Task description - Begin with the first line of the material and copy each line word for word through the line that contains "const y0 = y(0);"; the pictures are left out.

Source excerpt -
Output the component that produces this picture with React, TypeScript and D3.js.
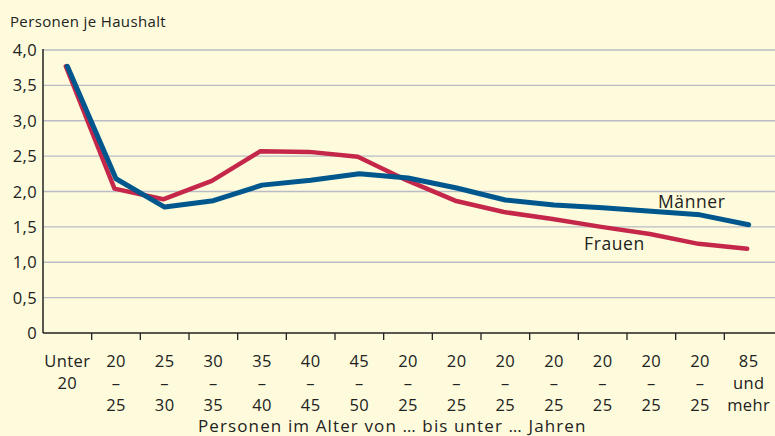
import * as d3 from "d3";
import React from "react";

const categories = [
  ["Unter", "20", ""],
  ["20", "–", "25"],
  ["25", "–", "30"],
  ["30", "–", "35"],
  ["35", "–", "40"],
  ["40", "–", "45"],
  ["45", "–", "50"],
  ["20", "–", "25"],
  ["20", "–", "25"],
  ["20", "–", "25"],
  ["20", "–", "25"],
  ["20", "–", "25"],
  ["20", "–", "25"],
  ["20", "–", "25"],
  ["85", "und", "mehr"],
];

const maenner = [3.77, 2.18, 1.78, 1.87, 2.09, 2.16, 2.25, 2.19, 2.05, 1.88, 1.81, 1.77, 1.72, 1.67, 1.53];
const frauen = [3.77, 2.04, 1.89, 2.15, 2.57, 2.56, 2.49, 2.16, 1.87, 1.71, 1.61, 1.5, 1.4, 1.26, 1.19];

const yTicks = [0, 0.5, 1, 1.5, 2, 2.5, 3, 3.5, 4];

const W = 775;
const H = 436;
const margin = { left: 43, right: 2, top: 50, bottom: 103 };
const font = "'Open Sans', 'DejaVu Sans', sans-serif";
const ink = "#222";

export default function App() {
  const x = d3
    .scaleBand<number>()
    .domain(d3.range(categories.length))
    .range([margin.left, W - margin.right]);
  const y = d3.scaleLinear().domain([0, 4]).range([H - margin.bottom, margin.top]);
  const line = d3
    .line<number>()
    .x((_, i) => (x(i) as number) + x.bandwidth() / 2)
    .y((d) => y(d));
  const fmt = (v: number) => (v === 0 ? "0" : v.toFixed(1).replace(".", ","));
  const y0 = y(0);

  return (
    <div style={{ position: "fixed", left: 0, top: 0 }}>
      <svg width={W} height={H} style={{ display: "block", background: "#fdfbdb" }}>
        <text x={10} y={27} fontFamily={font} fontSize={15} letterSpacing={0.35} fill={ink}>
          Personen je Haushalt
        </text>
        {yTicks.map((t) => (
          <g key={t}>
            {t > 0 && (
              <line x1={margin.left} x2={W} y1={y(t)} y2={y(t)} stroke="#b9bcc6" strokeWidth={1.3} />
            )}
            <text x={37} y={y(t) + 6} textAnchor="end" fontFamily={font} fontSize={16.5} letterSpacing={0.4} fill={ink}>
              {fmt(t)}
            </text>
          </g>
        ))}
        <line x1={margin.left} x2={margin.left} y1={margin.top - 1} y2={y0} stroke={ink} strokeWidth={1.5} />
        <line x1={margin.left} x2={W} y1={y0} y2={y0} stroke={ink} strokeWidth={1.5} />
        {categories.map((c, i) => {
          const cx = (x(i) as number) + x.bandwidth() / 2;
          const tx = (x(i) as number) + x.bandwidth();
          return (
            <g key={i}>
              {i < categories.length - 1 && (
                <line x1={tx} x2={tx} y1={y0} y2={y0 + 7} stroke={ink} strokeWidth={1.3} />
              )}
              {c.map((s, j) => (
                <text
                  key={j}
                  x={cx}
                  y={367 + j * 22}
                  textAnchor="middle"
                  fontFamily={font}
                  fontSize={16.5}
                  letterSpacing={0.4}
                  fill={ink}
                >
                  {s}
                </text>
              ))}
            </g>
          );
        })}
        <text x={198} y={432} fontFamily={font} fontSize={17} letterSpacing={0.6} fill={ink} textLength={388} lengthAdjust="spacing">
          Personen im Alter von … bis unter … Jahren
        </text>
        <path d={line(frauen) ?? ""} fill="none" stroke="#c5274b" strokeWidth={4.5} strokeLinejoin="round" strokeLinecap="round" transform="translate(-1.5,0)" />
        <path d={line(maenner) ?? ""} fill="none" stroke="#00578e" strokeWidth={5} strokeLinejoin="round" strokeLinecap="round" />
        <text x={658} y={208} fontFamily={font} fontSize={17.5} letterSpacing={0.6} fill={ink}>
          Männer
        </text>
        <text x={584} y={250} fontFamily={font} fontSize={17.5} letterSpacing={0.6} fill={ink}>
          Frauen
        </text>
      </svg>
    </div>
  );
}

Task response -
Output the component that produces this picture with React, TypeScript and D3.js.
import * as d3 from "d3";
import React from "react";

const categories = [
  ["Unter", "20", ""],
  ["20", "–", "25"],
  ["25", "–", "30"],
  ["30", "–", "35"],
  ["35", "–", "40"],
  ["40", "–", "45"],
  ["45", "–", "50"],
  ["20", "–", "25"],
  ["20", "–", "25"],
  ["20", "–", "25"],
  ["20", "–", "25"],
  ["20", "–", "25"],
  ["20", "–", "25"],
  ["20", "–", "25"],
  ["85", "und", "mehr"],
];

const maenner = [3.77, 2.18, 1.78, 1.87, 2.09, 2.16, 2.25, 2.19, 2.05, 1.88, 1.81, 1.77, 1.72, 1.67, 1.53];
const frauen = [3.77, 2.04, 1.89, 2.15, 2.57, 2.56, 2.49, 2.16, 1.87, 1.71, 1.61, 1.5, 1.4, 1.26, 1.19];

const yTicks = [0, 0.5, 1, 1.5, 2, 2.5, 3, 3.5, 4];

const W = 775;
const H = 436;
const margin = { left: 43, right: 2, top: 50, bottom: 103 };
const font = "'Open Sans', 'DejaVu Sans', sans-serif";
const ink = "#222";

export default function App() {
  const x = d3
    .scaleBand<number>()
    .domain(d3.range(categories.length))
    .range([margin.left, W - margin.right]);
  const y = d3.scaleLinear().domain([0, 4]).range([H - margin.bottom, margin.top]);
  const line = d3
    .line<number>()
    .x((_, i) => (x(i) as number) + x.bandwidth() / 2)
    .y((d) => y(d));
  const fmt = (v: number) => (v === 0 ? "0" : v.toFixed(1).replace(".", ","));
  const y0 = y(0);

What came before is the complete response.